University professors
– who wandered into sessions late, held loud side conversations during presentations and engaged in other forms of behaviour for which they would normally publicly crush an undergraduate student in their own classes. Special mention has to go to the professor from the Frost School of Music in Miami. If you’re going to play Sudoku on your tablet or repeatedly allow your cell phone to chime while someone is presenting, you might want to take off your name badge so you don’t cast your institution into disrepute with your arrogance and disrespect, no matter how bad the presentation is.

 

 

 

 

 

 

 

2 thoughts on “ISME Sistema in Porto Alegre – the Good, the Bad, and the Ugly.

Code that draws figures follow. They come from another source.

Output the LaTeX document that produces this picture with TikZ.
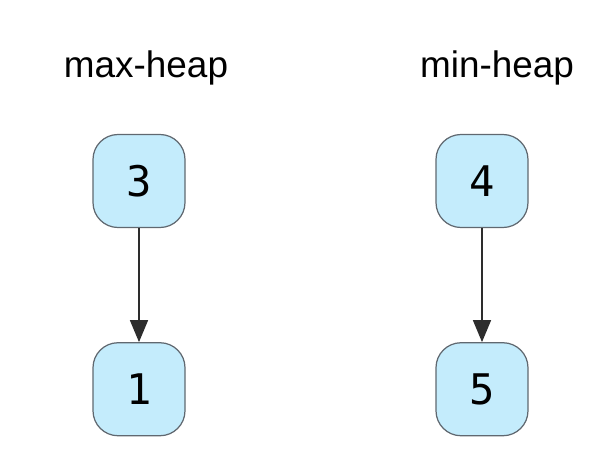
\documentclass[tikz,border=0pt]{standalone}
\usepackage{fontspec}
\setsansfont{Liberation Sans}
\newfontfamily\keyfont{DejaVu Sans Mono}
\definecolor{heapfill}{RGB}{196, 236, 252}
\definecolor{heapline}{RGB}{96, 104, 112}
\definecolor{heaparrow}{RGB}{45, 45, 45}
\usetikzlibrary{arrows.meta, positioning}
\tikzset{
	heapnode/.style={rectangle, rounded corners=0.5cm, draw=heapline, fill=heapfill, line width=0.7pt, minimum width=1.84cm, minimum height=1.86cm, inner sep=0pt, font=\keyfont\fontsize{24}{28}\selectfont},
	heaplabel/.style={font=\sffamily\fontsize{21}{25}\selectfont},
	heapedge/.style={-{Triangle[length=0.44cm, width=0.36cm]}, line width=0.9pt, draw=heaparrow},
}
\begin{document}
\begin{tikzpicture}[node distance=2.28cm]
		\useasboundingbox (0,0) rectangle (12.32,-9.46);
		\node[heaplabel] (maxlabel) at (2.92,-1.36) {max-heap};
		\node[heaplabel] (minlabel) at (9.94,-1.36) {min-heap};
		\node[heapnode] (max3) at (2.78,-3.62) {3};
		\node[heapnode, below=of max3] (max1) {1};
		\node[heapnode] (min4) at (9.64,-3.62) {4};
		\node[heapnode, below=of min4] (min5) {5};
		\draw[heapedge] (max3) -- (max1);
		\draw[heapedge] (min4) -- (min5);
	\end{tikzpicture}
\end{document}
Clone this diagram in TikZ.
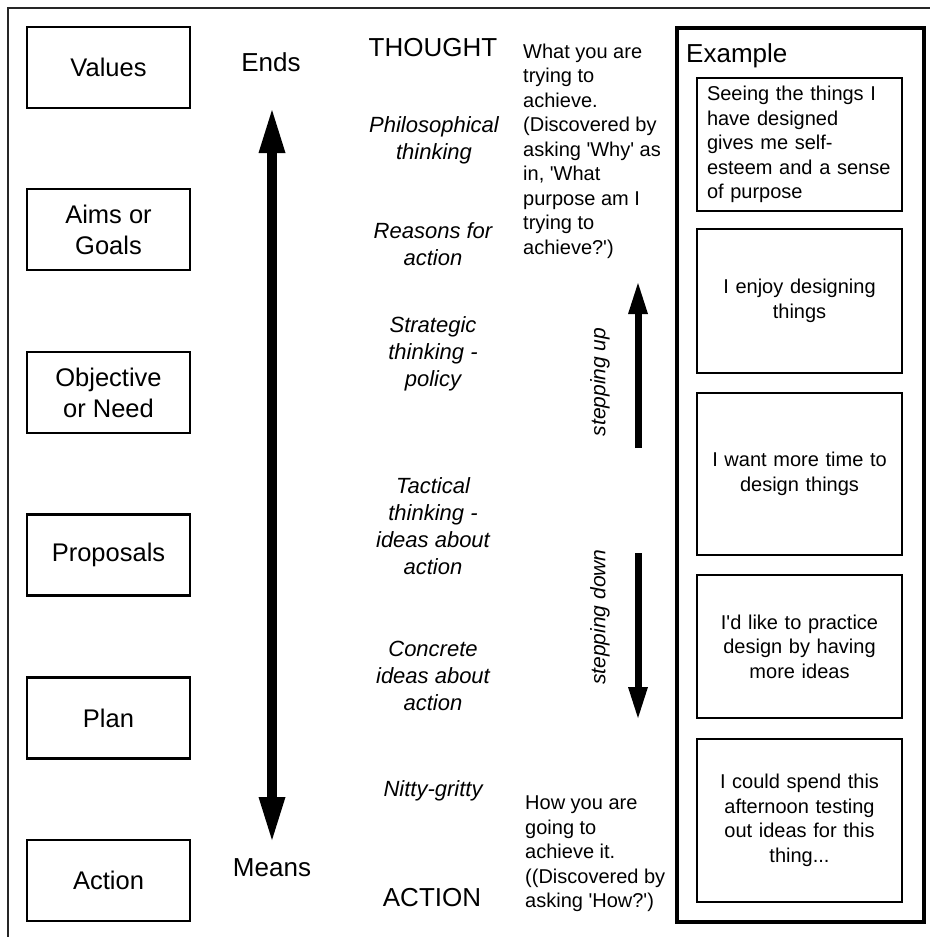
\documentclass[tikz,border=0pt]{standalone}
\usepackage{fontspec}
\setmainfont{Liberation Sans}
\usetikzlibrary{arrows.meta}
\newcommand{\sq}{\textquotesingle}
\begin{document}
\begin{tikzpicture}[x=1pt,y=-1pt,
  leftbox/.style={draw, line width=2.6pt, minimum width=163pt, minimum height=81pt, inner sep=0pt, align=center, font=\fontsize{25.5}{31}\selectfont},
  exbox/.style={draw, line width=2.6pt, minimum width=205pt, inner sep=0pt, text width=185pt, font=\fontsize{20}{24.5}\selectfont},
  midtext/.style={align=center, inner sep=0pt, font=\fontsize{22}{27}\selectfont\itshape},
  coltext/.style={align=left, inner sep=0pt, anchor=west, font=\fontsize{20}{24.5}\selectfont},
  bigtext/.style={inner sep=0pt, font=\fontsize{26}{31}\selectfont},
  steptext/.style={inner sep=0pt, rotate=90, font=\fontsize{21}{25}\selectfont\itshape},
  bigarrow/.style={line width=10pt, {Triangle[length=43pt,width=27pt,line width=0pt]}-{Triangle[length=43pt,width=27pt,line width=0pt]}},
  smallarrow/.style={line width=7pt, -{Triangle[length=31pt,width=20pt,line width=0pt]}}
]
\useasboundingbox (0,0) rectangle (930,937);
\fill[white] (0,0) rectangle (930,937);
% outer frame (only top and left edges visible)
\draw[line width=1.3pt, black!85] (8,937) -- (8,8) -- (930,8);

% left column boxes
\node[leftbox] (values) at (108.5,67.5) {Values};
\node[leftbox] (aims) at (108.5,229.5) {Aims or\\Goals};
\node[leftbox] (objective) at (108.5,392.5) {Objective\\or Need};
\node[leftbox] (proposals) at (108.5,555) {Proposals};
\node[leftbox] (plan) at (108.5,718) {Plan};
\node[leftbox] (action) at (108.5,880.5) {Action};

% ends / means
\node[bigtext] (ends) at (271,62.5) {Ends};
\node[bigtext] (means) at (272,867.5) {Means};
\coordinate (bigtop) at (272,110);
\coordinate (bigbot) at (272,840);
\draw[bigarrow] (bigbot) -- (bigtop);

% middle column
\node[bigtext] (thought) at (433,48) {THOUGHT};
\node[midtext] (philo) at (434,140) {Philosophical\\thinking};
\node[midtext] (reasons) at (433,244.5) {Reasons for\\action};
\node[midtext] (strategic) at (433,354) {Strategic\\thinking -\\policy};
\node[midtext] (tactical) at (433,526.5) {Tactical\\thinking -\\ideas about\\action};
\node[midtext] (concrete) at (433,676) {Concrete\\ideas about\\action};
\node[midtext] (nitty) at (433,791) {Nitty-gritty};
\node[bigtext] (actiontxt) at (432,897.5) {ACTION};

% right text column
\node[coltext] (whattxt) at (523,151.3) {What you are\\trying to\\achieve.\\(Discovered by\\asking \sq Why\sq{} as\\in, \sq What\\purpose am I\\trying to\\achieve?\sq)};
\node[coltext] (howtxt) at (525,853.8) {How you are\\going to\\achieve it.\\((Discovered by\\asking \sq How?\sq)};

% stepping arrows
\coordinate (upfrom) at (638,448);
\coordinate (upto) at (638,283);
\coordinate (downfrom) at (638,553);
\coordinate (downto) at (638,718);
\draw[smallarrow] (upfrom) -- (upto);
\draw[smallarrow] (downfrom) -- (downto);
\node[steptext] (stepup) at (600,382) {stepping up};
\node[steptext] (stepdown) at (600,617) {stepping down};

% example frame
\node[draw, line width=4.5pt, minimum width=247pt, minimum height=894pt, inner sep=0pt] (exframe) at (800.5,475) {};
\node[bigtext, anchor=base west] (extitle) at (686,62) {Example};
\node[exbox, align=left, minimum height=133pt] (ex1) at (799.5,144.5) {Seeing the things I\\have designed\\gives me self-\\esteem and a sense\\of purpose};
\node[exbox, align=center, minimum height=144pt] (ex2) at (799.5,301) {I enjoy designing\\things};
\node[exbox, align=center, minimum height=162pt] (ex3) at (799.5,474) {I want more time to\\design things};
\node[exbox, align=center, minimum height=143pt] (ex4) at (799.5,646.5) {I\sq d like to practice\\design by having\\more ideas};
\node[exbox, align=center, minimum height=163pt] (ex5) at (799.5,820.5) {I could spend this\\afternoon testing\\out ideas for this\\thing...};
\end{tikzpicture}
\end{document}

  1. Changing the world is always going to be good, bad and ugly – seems like you are well on the way to making it ‘good’. Next comes the making it ‘excellent’. Difficult fun…

  2. Jonathan, thanks for posting your characteristically-clear opinions about the presentations (and taxis) in Porto Alegre. One followup question jumps out to me: What do you mean by “uninformed practice” in your sentence: “uninformed practice, no matter how passionate and well-intentioned, is nothing short of dangerous”?

    All arts education practice is informed by many things–do mean practice that is not informed by the things that you prefer is dangerous? Or practice that is not based in research-affirmed pedagogy is dangerous? If so, that probably negates almost all the Sistema practice in the world, labeling it as dangerous, since little Sistema practice is research-affirmed at this point. Actually that view would label as “dangerous” most of the arts education practiced around the world. I assume you don’t mean that.

    In my experience neither the grandmother teaching three kids to play the ukulele in Hawaii, nor the passionate Sistema teachers working with a youth orchestra in Campos, Brazil, are dangerous, even though their practices are not informed by research.